Thousands of quarantined Americans planted vegetables last spring, striking a blow for hope just as their World War II-era forebears did with home-front Victory Gardens.

Six months later, many are admitting defeat.

“My tomatoes look like a Dr. Seuss plant,” said Doni Chamberlain, a 64-year-old blogger in Redding, Calif. “It might not have helped that I planted them in a kiddie pool.”

Daisy has an article about the year she and a friend tried to raise a homegrown Thanksgiving, and some other tips for what you can do if the garden you’re relying on fails.

Garden planning varies widely based on your location.

I have gardened with varying degrees of success in the Chicago suburbs, Houston suburbs, and now on the High Plains in Colorado. What works in one area will often not work in another, and the first thing to do is to ask yourself what will grow well in your area.  

For example, some tomatoes will grow just about anywhere, but timing and varieties will vary greatly between regions. In Illinois, you start tomatoes from seed in March, then plant them out sometime between Mother’s Day and Memorial Day.

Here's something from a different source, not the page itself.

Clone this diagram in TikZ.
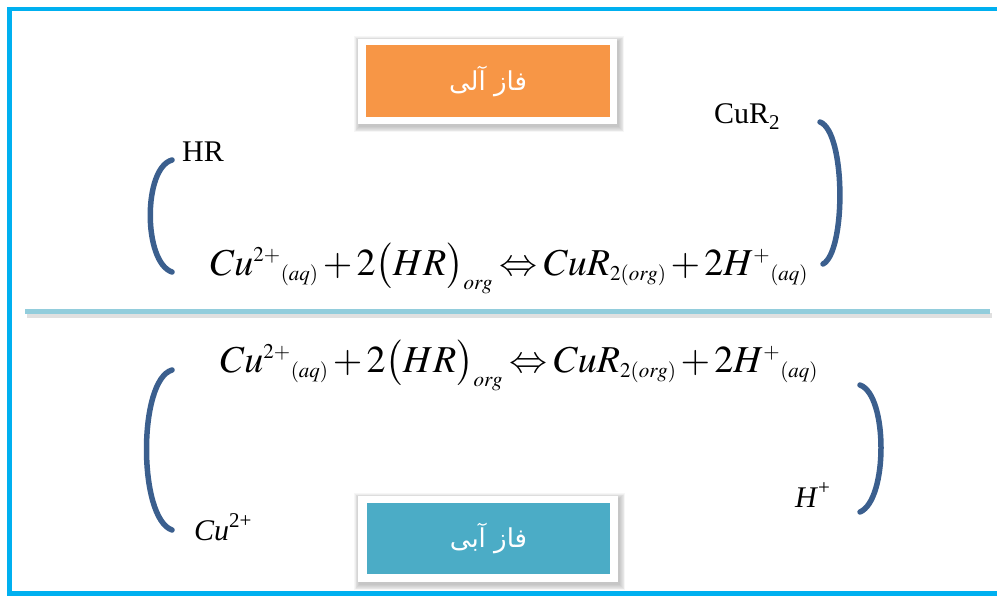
\documentclass[tikz,border=0pt]{standalone}
\usepackage{mathptmx}
\usepackage{fontspec}
\TeXXeTstate=1
\newfontfamily\arabicfont[Script=Arabic]{DejaVu Sans}
\newfontfamily\labelserif{Liberation Serif}

\definecolor{frameblue}{HTML}{00B0F0}
\definecolor{sepblue}{HTML}{92CDDC}
\definecolor{orgorange}{HTML}{F79646}
\definecolor{aqteal}{HTML}{4BACC6}
\definecolor{bracketblue}{HTML}{3B5F8E}

% large equation: small scripts, tight operator spacing
\DeclareMathSizes{38}{38}{21}{16}
\newcommand{\reaction}{%
  \medmuskip=2mu plus 1mu\thickmuskip=3mu plus 2mu
  $Cu^{2+}{}_{(aq)} + 2\bigl(HR\bigr)_{org} \Leftrightarrow CuR_{2(org)} + 2H^{+}{}_{(aq)}$}
% raised index in the species labels
\newcommand{\upidx}[1]{\raisebox{0.42em}{\fontsize{21}{24}\selectfont #1}}

\tikzset{
  phasebox/.style={inner sep=0pt, text=white,
    font=\arabicfont\fontsize{26}{30}\selectfont},
  eqtext/.style={inner sep=0pt, font=\fontsize{38}{44}\selectfont},
  labeltext/.style={inner sep=0pt, font=\labelserif\fontsize{30}{34}\selectfont},
  brace/.style={draw=bracketblue, line width=5.5pt, line cap=round},
}
% soft shadow behind a white-rimmed box: x1, y1, x2, y2 of the rim
\newcommand{\softshadow}[4]{%
  \foreach \s in {1,...,7}{
    \fill[black, opacity=.035] (#1-\s*0.8+1.5,#2-\s*0.8+2.5) rectangle (#3+\s*0.8+1.5,#4+\s*0.8+2.5);
  }}

\begin{document}
\begin{tikzpicture}[x=1pt,y=-1pt]
\useasboundingbox (0,0) rectangle (998,595);

% outer frame, open on the right
\draw[frameblue, line width=4.5pt] (997,9) -- (9.5,9) -- (9.5,593.5) -- (997,593.5);

% phase separator with soft shadow
\draw[black!40, opacity=.3, line width=5pt] (27,315.5) -- (992,315.5);
\draw[sepblue, line width=5pt] (25,311.5) -- (990,311.5);

% organic phase label
\softshadow{358}{39}{617}{124}
\node[fill=white, inner sep=0pt, minimum width=259pt, minimum height=85pt] (orgrim) at (487.5,81.5) {};
\node[phasebox, fill=orgorange, minimum width=244pt, minimum height=72pt] (org) at (488,81) {\beginR فاز آلی\endR};

% aqueous phase label
\softshadow{358}{496}{618}{582}
\node[fill=white, inner sep=0pt, minimum width=260pt, minimum height=86pt] (aqrim) at (488,539) {};
\node[phasebox, fill=aqteal, minimum width=243pt, minimum height=71pt] (aq) at (488.5,538.5) {\beginR فاز آبی\endR};

% extraction equilibrium, organic side
\node[eqtext, anchor=base west] (eqtop) at (210,275) {\reaction};
% extraction equilibrium, aqueous side
\node[eqtext, anchor=base west] (eqbot) at (220,372) {\reaction};

% species labels
\node[labeltext, anchor=base west] (hr) at (182,161) {HR};
\node[labeltext, anchor=base west] (cur) at (714,123) {CuR\raisebox{-0.22em}{\fontsize{21}{24}\selectfont 2}};
\node[labeltext, anchor=base west] (cu) at (194,540) {\textit{Cu}\upidx{2+}};
\node[labeltext, anchor=base west] (hplus) at (795,507) {\textit{H}\upidx{+}};

% curved brackets
\draw[brace] (172,160) .. controls (143,168) and (143,262) .. (172,272);
\draw[brace] (820,122) .. controls (846,132) and (846,252) .. (823,264);
\draw[brace] (172,370) .. controls (138,380) and (138,518) .. (172,530);
\draw[brace] (860,385) .. controls (888,395) and (888,500) .. (860,512);
\end{tikzpicture}
\end{document}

We grew all kinds of tomatoes in Illinois. We could grow cherry tomatoes or those big beautiful slicing tomatoes.

I soon realized I needed to change my view when it came to tomatoes

When I moved to Houston, the tomatoes I planted in May didn’t produce a darn thing the first year. I did some reading and found that tomatoes won’t set fruit if the temperature is above 95 degrees Fahrenheit during the day and doesn’t drop below 75 at night. Well, in Houston, that’s at least from May to October.

So the next year, I started the seeds in January and put them out on Valentine’s Day. Sure enough, the fruits set in March and April, before the heat hit, and we spent June and July picking tomatoes.

I found that I needed to explore different varieties and experiment

I tried both cherry and slicing tomatoes. The cherry tomatoes exploded; I’m not sure if I ever grew a slicing tomato. While living in Houston, I assumed it was too hot to grow the slicing tomatoes and contented myself with the cherries.

I gardened for five years in Houston before moving to Colorado and became very proficient. We only had a little suburban lot, but it was quite productive. When we moved to Colorado, I wondered if I’d be able to grow bigger tomatoes, like I had growing up in Illinois. I planted the same cherry tomato variety I’d grown in Houston, and also some Brandywine tomatoes. The cherry tomatoes did okay, but I didn’t get one Brandywine.

I went back to online searches and gardening books.

It turns out bigger tomatoes need relatively constant temperatures to set fruit. The 85 degree days and 65 degree nights in Illinois were perfect; the 90 degree days and 55 degree nights in Colorado, not so much. A certified organic vegetable gardener lives two miles away from me, and she grows beautiful large tomatoes, but she grows them in a hoop house, which moderates the temperature.